Arts and culture are not peripheral to economic development but essential to both stimulating and directing economic growth
Introduction
The Public Value of Arts and Culture: Investing in Arts and Culture to Reimagine Economic Growth in the 21st Century | UCL Institute for Innovation and Public Purpose (IIPP)
Authors:
- Mariana Mazzucato | Professor in the Economics of Innovation and Public Value, University College London, and Founding Director of the UCL Institute for Innovation and Public Purpose
Executive Summary:
In an era of multiple interrelated crises, governments have a critical role in shaping economies. The question is no longer whether the state should intervene, but how and towards what ends. Arts and culture, from visual arts to music and design, are the foundations for reimagining alternative futures, fostering civic identity, and mobilising collective action. Yet they remain underutilised and undervalued in economic policy.

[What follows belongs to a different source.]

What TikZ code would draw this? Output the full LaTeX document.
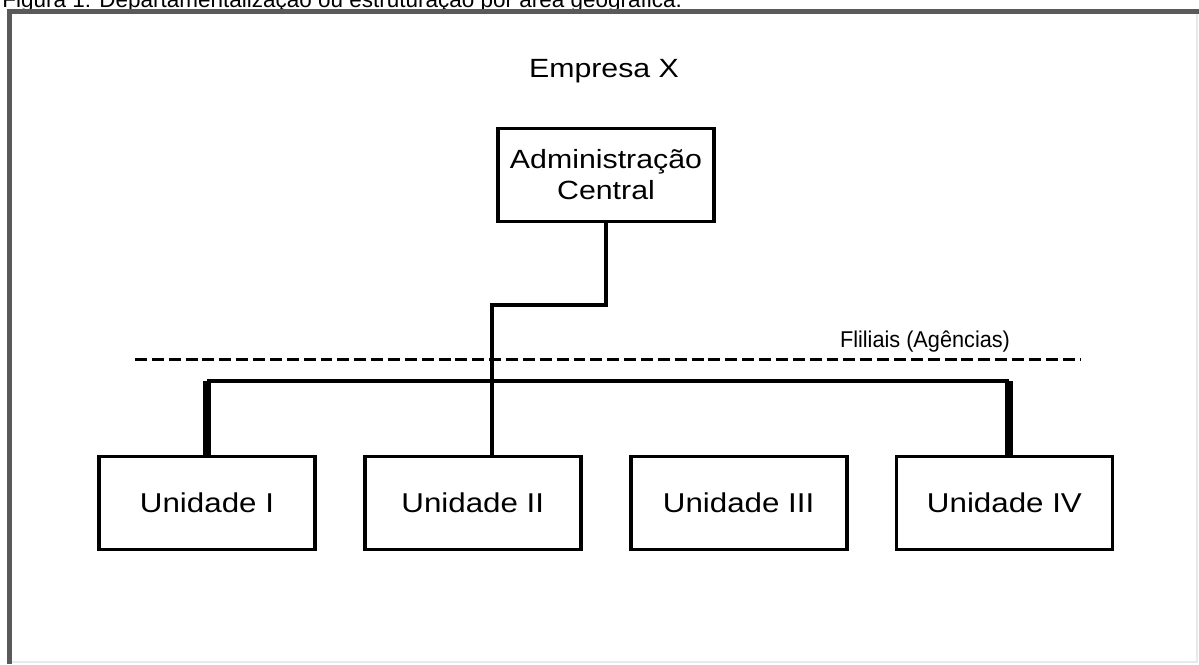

Arts and culture are not peripheral to economic development but essential to both stimulating and directing economic growth toward more creative, inclusive and sustainable societies and generating high economic multipliers and dynamic spillovers across the economy and society.
We need to move away from viewing arts and culture as a cost and towards recognising them as an investment. Arts and culture can be both a means and an end: a goal of economic policy as well as a precondition for economic transformation.